The crisscrossing canals of Venice make this beautiful city a world-renowned destination — but they also threaten to rot it from the inside out.
Over the past decade, in the wake of climate change, the infamous Venice floods have grown more frequent and intense.
Last year, more than 60 percent of the city was inundated by saltwater overflowing from the canals, eroding the foundations of dozens of historic buildings and plazas.
One of the places affected was St. Mark’s Square, seen here, which became an unofficial public swimming pool.
As the ocean closes in, the best hope for saving Venice is a series of underwater floodgates to block tides up to 10 feet high from entering the historic lagoon surrounding the city.
A new island connecting Lido Inlet’s floodgates, shown here, will house their control rooms.
On the Lido’s north side is an artificial island, and at center, a barge and the red framework that holds a floodgate. The gate will be lowered into place onto a submerged caisson.
The floodgate will be one of 78 which can be raised to prevent the flooding of Venice (top right).
Here, a massive crane prepares to lower one of the mobile barriers into place.

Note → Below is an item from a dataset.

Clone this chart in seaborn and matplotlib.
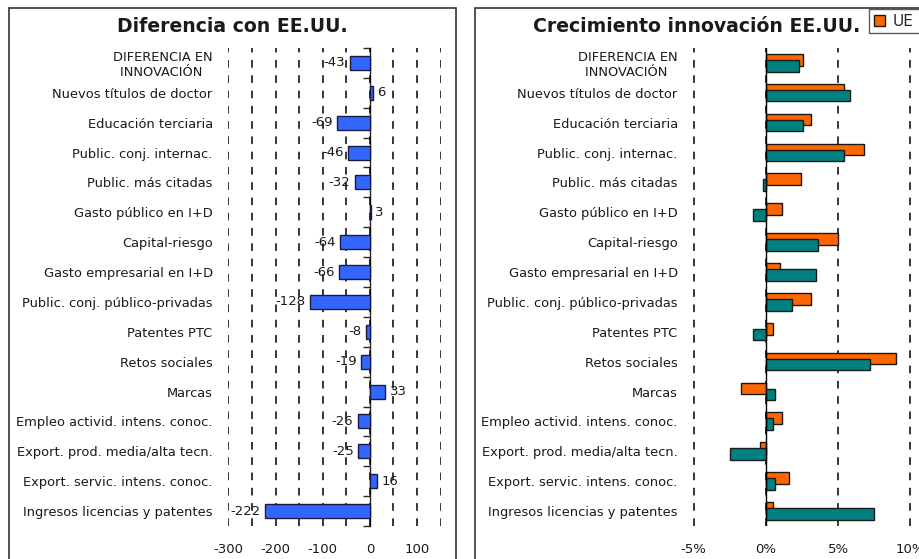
"""Innovación: diferencia con EE.UU. y crecimiento UE vs EE.UU."""
import numpy as np
import pandas as pd
import matplotlib
matplotlib.use('Agg')
import matplotlib.pyplot as plt
from matplotlib.patches import Rectangle
import seaborn as sns

categorias = [
    "DIFERENCIA EN\nINNOVACIÓN ",
    "Nuevos títulos de doctor",
    "Educación terciaria",
    "Public. conj. internac.",
    "Public. más citadas",
    "Gasto público en I+D",
    "Capital-riesgo",
    "Gasto empresarial en I+D",
    "Public. conj. público-privadas",
    "Patentes PTC",
    "Retos sociales",
    "Marcas",
    "Empleo activid. intens. conoc.",
    "Export. prod. media/alta tecn.",
    "Export. servic. intens. conoc.",
    "Ingresos licencias y patentes",
]
diferencia = [-43, 6, -69, -46, -32, 3, -64, -66, -128, -8, -19, 33, -26, -25, 16, -222]
crec_ue = [2.6, 5.4, 3.1, 6.8, 2.4, 1.1, 5.0, 1.0, 3.1, 0.5, 9.0, -1.7, 1.1, -0.4, 1.6, 0.5]
crec_eeuu = [2.3, 5.8, 2.6, 5.4, -0.2, -0.9, 3.6, 3.5, 1.8, -0.9, 7.2, 0.6, 0.5, -2.5, 0.6, 7.5]
series = ["UE", "EE.UU."]

ticks_dif = [-300, -250, -200, -150, -100, -50, 0, 50, 100, 150]
labels_dif = ["-300", "", "-200", "", "-100", "", "0", "", "100", ""]
ticks_crec = [-5, 0, 5, 10]
labels_crec = ["-5%", "0%", "5%", "10%"]

sns.set_style('white')
plt.rcParams['font.family'] = ['DejaVu Sans']

AZUL = '#3366FF'
NARANJA = '#FF6600'
VERDE = '#008080'
TXT = '#1a1a1a'
dash = (0, (5, 5))

fig = plt.figure(figsize=(9.2, 5.59), dpi=100)
W, H = 920, 559

# panel frames
fig.add_artist(Rectangle((9 / W, -0.05), (456 - 9) / W, 1.05 - 8 / H,
                         transform=fig.transFigure, fill=False, ec='#333333', lw=1.2))
fig.add_artist(Rectangle((475 / W, -0.05), 0.5, 1.05 - 8 / H,
                         transform=fig.transFigure, fill=False, ec='#333333', lw=1.2))

bottom = (H - 526) / H
height = 478 / H
ax1 = fig.add_axes([228 / W, bottom, (441 - 228) / W, height])
ax2 = fig.add_axes([693 / W, bottom, (911 - 693) / W, height])

# ---- left: diferencia con EE.UU.
df1 = pd.DataFrame({'cat': categorias, 'val': diferencia})
sns.barplot(data=df1, y='cat', x='val', orient='h', color=AZUL, width=0.47,
            saturation=1, edgecolor='#1a1a40', linewidth=1, ax=ax1)
ax1.bar_label(ax1.containers[0], fmt='%d', padding=3, fontsize=9.5, color=TXT)
xmin, xmax = ticks_dif[0] - 1, ticks_dif[-1] + 1
ax1.set_xlim(xmin, xmax)
ax1.set_ylim(len(categorias) - 0.5, -0.5)
ax1.set_xticks(ticks_dif)
ax1.set_xticklabels(labels_dif)
ax1.grid(axis='x', color='black', linestyle=dash, lw=1.1)
ax1.set_axisbelow(True)

sec = ax1.secondary_yaxis((0 - xmin) / (xmax - xmin))
sec.set_yticks(np.arange(-0.5, len(categorias), 1))
sec.tick_params(axis='y', direction='in', length=5, width=1, labelright=False, labelleft=False)
for s in sec.spines.values():
    s.set_linewidth(1)

# ---- right: crecimiento
df2 = pd.DataFrame({
    'cat': categorias * 2,
    'val': crec_ue + crec_eeuu,
    'serie': [series[0]] * len(categorias) + [series[1]] * len(categorias),
})
sns.barplot(data=df2, y='cat', x='val', hue='serie', orient='h',
            palette=[NARANJA, VERDE], width=0.6, saturation=1,
            edgecolor='#1a1a1a', linewidth=1, ax=ax2, legend=True)
# overlapping bars, like the original
for p in ax2.containers[0]:
    p.set_height(0.39)
for p in ax2.containers[1]:
    p.set_y(p.get_y() - 0.1)
    p.set_height(0.39)
ax2.set_xlim(ticks_crec[0] - 0.05, ticks_crec[-1] + 0.05)
ax2.set_ylim(len(categorias) - 0.5, -0.5)
ax2.set_xticks(ticks_crec)
ax2.set_xticklabels(labels_crec)
ax2.grid(axis='x', color='black', linestyle=dash, lw=1.1)
ax2.set_axisbelow(True)
ax2.axvline(0, color='black', lw=1, zorder=1)

handles, labs = ax2.get_legend_handles_labels()
ax2.legend(handles, labs, loc='upper left', bbox_to_anchor=(869 / W, 1 - 9 / H),
           bbox_transform=fig.transFigure, ncol=2, frameon=True, fancybox=False,
           edgecolor='#333333', fontsize=11, handlelength=0.75, handleheight=0.75,
           handletextpad=0.5, borderpad=0.3, borderaxespad=0, columnspacing=1.0)
ax2.get_legend().get_frame().set_linewidth(1)

for ax in (ax1, ax2):
    ax.set_xlabel('')
    ax.set_ylabel('')
    for s in ax.spines.values():
        s.set_visible(False)
    ax.tick_params(axis='y', length=0, pad=11, labelsize=9.4, labelcolor=TXT)
    ax.tick_params(axis='x', length=0, pad=12, labelsize=9.5, labelcolor=TXT)
    for t in ax.get_yticklabels():
        t.set_multialignment('center')

fig.text(232 / W, 1 - 26 / H, 'Diferencia con EE.UU.', ha='center', va='center',
         fontsize=13.6, fontweight='bold', color=TXT)
fig.text(697 / W, 1 - 26 / H, 'Crecimiento innovación EE.UU.', ha='center', va='center',
         fontsize=13.6, fontweight='bold', color=TXT)

fig.savefig('out.png', dpi=100)
plt.close(fig)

The yellow floodgate is lowered into place under the surface of the Venice Lagoon where it will be connected to a massive hinge.
Workers inspect massive elements of the hinge connecting system that rest on a massive caisson.
They’ll be part of the floodgate mechanism under the surface of the Venice Lagoon.
Most of MOSE’s infrastructure is designed to be virtually invisible. During normal tidal conditions, the gates will lie flush with the bed of the inlets to the lagoon and water will pass over them as if nothing is amiss.
But during high-water events, which occurred 11 times last year reaching a crescendo of 6 feet at the max, control centers will direct compressed air into the gates, causing them to rise.
Creating a system that remains submerged during normal tide was a formidable challenge, but mandatory for Venice and its iconic views.
“People said, ‘I don’t want to see it,’ ” says Giovanni Cecconi, one of the top engineers for Consorzio Venezia Nuova, which designed the system. “It is the landscape of Venice.”
If everything goes according to plan, the only visible change to Venice will be the absence of severe flooding in the city’s historic streets.